> PROBLEM DESCRIPTION:
Copy each line below without leaving any out.

════════════════════

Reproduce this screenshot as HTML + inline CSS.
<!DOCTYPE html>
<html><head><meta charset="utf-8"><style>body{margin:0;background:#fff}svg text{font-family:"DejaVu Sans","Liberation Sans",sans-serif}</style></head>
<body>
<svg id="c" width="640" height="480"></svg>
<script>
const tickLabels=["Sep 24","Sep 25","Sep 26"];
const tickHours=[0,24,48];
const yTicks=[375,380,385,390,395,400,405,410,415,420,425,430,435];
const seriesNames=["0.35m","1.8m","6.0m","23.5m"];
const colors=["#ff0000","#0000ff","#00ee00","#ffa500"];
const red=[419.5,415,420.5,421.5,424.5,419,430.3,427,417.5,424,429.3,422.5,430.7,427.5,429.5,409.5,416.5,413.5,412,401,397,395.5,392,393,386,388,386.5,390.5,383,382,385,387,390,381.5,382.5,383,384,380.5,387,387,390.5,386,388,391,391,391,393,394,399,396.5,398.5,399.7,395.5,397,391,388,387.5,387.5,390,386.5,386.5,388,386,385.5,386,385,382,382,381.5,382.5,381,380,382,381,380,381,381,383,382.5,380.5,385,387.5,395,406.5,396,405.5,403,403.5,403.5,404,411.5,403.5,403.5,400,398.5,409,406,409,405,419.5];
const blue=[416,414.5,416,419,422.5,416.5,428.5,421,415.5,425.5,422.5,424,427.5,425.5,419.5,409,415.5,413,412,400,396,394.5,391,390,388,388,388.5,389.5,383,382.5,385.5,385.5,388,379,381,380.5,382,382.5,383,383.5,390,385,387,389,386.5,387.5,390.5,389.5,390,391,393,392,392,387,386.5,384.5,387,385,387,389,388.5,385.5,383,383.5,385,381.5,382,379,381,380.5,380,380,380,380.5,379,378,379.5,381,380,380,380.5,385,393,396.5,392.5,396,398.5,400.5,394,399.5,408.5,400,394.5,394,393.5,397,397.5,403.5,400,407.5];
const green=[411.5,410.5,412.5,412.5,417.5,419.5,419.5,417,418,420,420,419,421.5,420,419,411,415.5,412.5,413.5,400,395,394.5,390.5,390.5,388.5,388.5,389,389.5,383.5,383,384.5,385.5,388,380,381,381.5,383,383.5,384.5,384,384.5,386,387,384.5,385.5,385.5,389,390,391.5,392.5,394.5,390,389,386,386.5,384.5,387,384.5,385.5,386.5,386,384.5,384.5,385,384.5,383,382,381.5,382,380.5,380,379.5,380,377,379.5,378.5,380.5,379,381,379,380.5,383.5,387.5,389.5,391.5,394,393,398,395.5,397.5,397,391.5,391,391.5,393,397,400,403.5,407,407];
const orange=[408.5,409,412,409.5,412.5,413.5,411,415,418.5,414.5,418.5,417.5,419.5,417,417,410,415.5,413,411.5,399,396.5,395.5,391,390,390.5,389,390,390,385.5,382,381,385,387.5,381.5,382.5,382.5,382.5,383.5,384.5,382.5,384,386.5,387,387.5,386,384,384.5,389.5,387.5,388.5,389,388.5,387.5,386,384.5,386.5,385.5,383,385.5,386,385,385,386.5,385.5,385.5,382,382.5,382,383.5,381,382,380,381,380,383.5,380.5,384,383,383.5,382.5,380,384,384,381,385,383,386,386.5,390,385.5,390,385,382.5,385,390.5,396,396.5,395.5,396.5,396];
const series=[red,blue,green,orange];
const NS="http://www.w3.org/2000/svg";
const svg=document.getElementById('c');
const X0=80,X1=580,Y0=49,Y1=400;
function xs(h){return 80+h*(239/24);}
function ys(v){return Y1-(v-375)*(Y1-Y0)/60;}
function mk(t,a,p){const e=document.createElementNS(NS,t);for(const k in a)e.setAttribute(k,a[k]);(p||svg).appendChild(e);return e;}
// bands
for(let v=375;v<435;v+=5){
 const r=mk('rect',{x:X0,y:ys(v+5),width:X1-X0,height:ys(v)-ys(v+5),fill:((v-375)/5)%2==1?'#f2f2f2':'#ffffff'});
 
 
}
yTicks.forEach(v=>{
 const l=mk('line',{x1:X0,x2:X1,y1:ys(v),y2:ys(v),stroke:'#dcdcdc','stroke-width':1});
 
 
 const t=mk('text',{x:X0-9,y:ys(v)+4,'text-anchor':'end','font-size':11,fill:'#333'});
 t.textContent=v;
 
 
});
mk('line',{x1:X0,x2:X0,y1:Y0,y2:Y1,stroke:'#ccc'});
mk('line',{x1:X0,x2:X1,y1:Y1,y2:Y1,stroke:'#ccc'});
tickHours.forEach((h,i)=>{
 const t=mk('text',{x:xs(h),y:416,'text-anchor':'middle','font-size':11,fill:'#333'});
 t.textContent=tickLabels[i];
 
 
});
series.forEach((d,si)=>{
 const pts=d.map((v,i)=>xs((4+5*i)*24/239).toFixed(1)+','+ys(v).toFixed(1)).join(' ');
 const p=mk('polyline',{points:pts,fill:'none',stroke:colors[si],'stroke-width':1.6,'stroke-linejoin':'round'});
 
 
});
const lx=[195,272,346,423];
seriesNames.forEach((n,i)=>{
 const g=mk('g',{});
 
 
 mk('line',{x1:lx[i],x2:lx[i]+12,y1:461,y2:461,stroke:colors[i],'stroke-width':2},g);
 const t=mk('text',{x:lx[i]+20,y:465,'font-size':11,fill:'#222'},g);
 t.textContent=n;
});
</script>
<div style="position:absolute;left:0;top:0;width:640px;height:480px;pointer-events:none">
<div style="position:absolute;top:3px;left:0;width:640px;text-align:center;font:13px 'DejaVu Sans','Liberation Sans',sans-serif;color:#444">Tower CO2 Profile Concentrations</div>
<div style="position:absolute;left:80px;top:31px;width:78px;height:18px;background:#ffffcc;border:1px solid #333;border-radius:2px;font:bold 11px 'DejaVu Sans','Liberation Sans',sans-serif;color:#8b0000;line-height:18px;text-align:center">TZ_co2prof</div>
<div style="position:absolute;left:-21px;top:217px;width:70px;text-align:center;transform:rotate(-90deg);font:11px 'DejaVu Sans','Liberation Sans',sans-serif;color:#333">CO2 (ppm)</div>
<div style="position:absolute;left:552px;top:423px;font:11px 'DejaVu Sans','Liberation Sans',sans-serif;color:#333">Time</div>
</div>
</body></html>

════════════════════

> FULL RESPONSE:
Reproduce this screenshot as HTML + inline CSS.
<!DOCTYPE html>
<html><head><meta charset="utf-8"><style>body{margin:0;background:#fff}svg text{font-family:"DejaVu Sans","Liberation Sans",sans-serif}</style></head>
<body>
<svg id="c" width="640" height="480"></svg>
<script>
const tickLabels=["Sep 24","Sep 25","Sep 26"];
const tickHours=[0,24,48];
const yTicks=[375,380,385,390,395,400,405,410,415,420,425,430,435];
const seriesNames=["0.35m","1.8m","6.0m","23.5m"];
const colors=["#ff0000","#0000ff","#00ee00","#ffa500"];
const red=[419.5,415,420.5,421.5,424.5,419,430.3,427,417.5,424,429.3,422.5,430.7,427.5,429.5,409.5,416.5,413.5,412,401,397,395.5,392,393,386,388,386.5,390.5,383,382,385,387,390,381.5,382.5,383,384,380.5,387,387,390.5,386,388,391,391,391,393,394,399,396.5,398.5,399.7,395.5,397,391,388,387.5,387.5,390,386.5,386.5,388,386,385.5,386,385,382,382,381.5,382.5,381,380,382,381,380,381,381,383,382.5,380.5,385,387.5,395,406.5,396,405.5,403,403.5,403.5,404,411.5,403.5,403.5,400,398.5,409,406,409,405,419.5];
const blue=[416,414.5,416,419,422.5,416.5,428.5,421,415.5,425.5,422.5,424,427.5,425.5,419.5,409,415.5,413,412,400,396,394.5,391,390,388,388,388.5,389.5,383,382.5,385.5,385.5,388,379,381,380.5,382,382.5,383,383.5,390,385,387,389,386.5,387.5,390.5,389.5,390,391,393,392,392,387,386.5,384.5,387,385,387,389,388.5,385.5,383,383.5,385,381.5,382,379,381,380.5,380,380,380,380.5,379,378,379.5,381,380,380,380.5,385,393,396.5,392.5,396,398.5,400.5,394,399.5,408.5,400,394.5,394,393.5,397,397.5,403.5,400,407.5];
const green=[411.5,410.5,412.5,412.5,417.5,419.5,419.5,417,418,420,420,419,421.5,420,419,411,415.5,412.5,413.5,400,395,394.5,390.5,390.5,388.5,388.5,389,389.5,383.5,383,384.5,385.5,388,380,381,381.5,383,383.5,384.5,384,384.5,386,387,384.5,385.5,385.5,389,390,391.5,392.5,394.5,390,389,386,386.5,384.5,387,384.5,385.5,386.5,386,384.5,384.5,385,384.5,383,382,381.5,382,380.5,380,379.5,380,377,379.5,378.5,380.5,379,381,379,380.5,383.5,387.5,389.5,391.5,394,393,398,395.5,397.5,397,391.5,391,391.5,393,397,400,403.5,407,407];
const orange=[408.5,409,412,409.5,412.5,413.5,411,415,418.5,414.5,418.5,417.5,419.5,417,417,410,415.5,413,411.5,399,396.5,395.5,391,390,390.5,389,390,390,385.5,382,381,385,387.5,381.5,382.5,382.5,382.5,383.5,384.5,382.5,384,386.5,387,387.5,386,384,384.5,389.5,387.5,388.5,389,388.5,387.5,386,384.5,386.5,385.5,383,385.5,386,385,385,386.5,385.5,385.5,382,382.5,382,383.5,381,382,380,381,380,383.5,380.5,384,383,383.5,382.5,380,384,384,381,385,383,386,386.5,390,385.5,390,385,382.5,385,390.5,396,396.5,395.5,396.5,396];
const series=[red,blue,green,orange];
const NS="http://www.w3.org/2000/svg";
const svg=document.getElementById('c');
const X0=80,X1=580,Y0=49,Y1=400;
function xs(h){return 80+h*(239/24);}
function ys(v){return Y1-(v-375)*(Y1-Y0)/60;}
function mk(t,a,p){const e=document.createElementNS(NS,t);for(const k in a)e.setAttribute(k,a[k]);(p||svg).appendChild(e);return e;}
// bands
for(let v=375;v<435;v+=5){
 const r=mk('rect',{x:X0,y:ys(v+5),width:X1-X0,height:ys(v)-ys(v+5),fill:((v-375)/5)%2==1?'#f2f2f2':'#ffffff'});
 
 
}
yTicks.forEach(v=>{
 const l=mk('line',{x1:X0,x2:X1,y1:ys(v),y2:ys(v),stroke:'#dcdcdc','stroke-width':1});
 
 
 const t=mk('text',{x:X0-9,y:ys(v)+4,'text-anchor':'end','font-size':11,fill:'#333'});
 t.textContent=v;
 
 
});
mk('line',{x1:X0,x2:X0,y1:Y0,y2:Y1,stroke:'#ccc'});
mk('line',{x1:X0,x2:X1,y1:Y1,y2:Y1,stroke:'#ccc'});
tickHours.forEach((h,i)=>{
 const t=mk('text',{x:xs(h),y:416,'text-anchor':'middle','font-size':11,fill:'#333'});
 t.textContent=tickLabels[i];
 
 
});
series.forEach((d,si)=>{
 const pts=d.map((v,i)=>xs((4+5*i)*24/239).toFixed(1)+','+ys(v).toFixed(1)).join(' ');
 const p=mk('polyline',{points:pts,fill:'none',stroke:colors[si],'stroke-width':1.6,'stroke-linejoin':'round'});
 
 
});
const lx=[195,272,346,423];
seriesNames.forEach((n,i)=>{
 const g=mk('g',{});
 
 
 mk('line',{x1:lx[i],x2:lx[i]+12,y1:461,y2:461,stroke:colors[i],'stroke-width':2},g);
 const t=mk('text',{x:lx[i]+20,y:465,'font-size':11,fill:'#222'},g);
 t.textContent=n;
});
</script>
<div style="position:absolute;left:0;top:0;width:640px;height:480px;pointer-events:none">
<div style="position:absolute;top:3px;left:0;width:640px;text-align:center;font:13px 'DejaVu Sans','Liberation Sans',sans-serif;color:#444">Tower CO2 Profile Concentrations</div>
<div style="position:absolute;left:80px;top:31px;width:78px;height:18px;background:#ffffcc;border:1px solid #333;border-radius:2px;font:bold 11px 'DejaVu Sans','Liberation Sans',sans-serif;color:#8b0000;line-height:18px;text-align:center">TZ_co2prof</div>
<div style="position:absolute;left:-21px;top:217px;width:70px;text-align:center;transform:rotate(-90deg);font:11px 'DejaVu Sans','Liberation Sans',sans-serif;color:#333">CO2 (ppm)</div>
<div style="position:absolute;left:552px;top:423px;font:11px 'DejaVu Sans','Liberation Sans',sans-serif;color:#333">Time</div>
</div>
</body></html>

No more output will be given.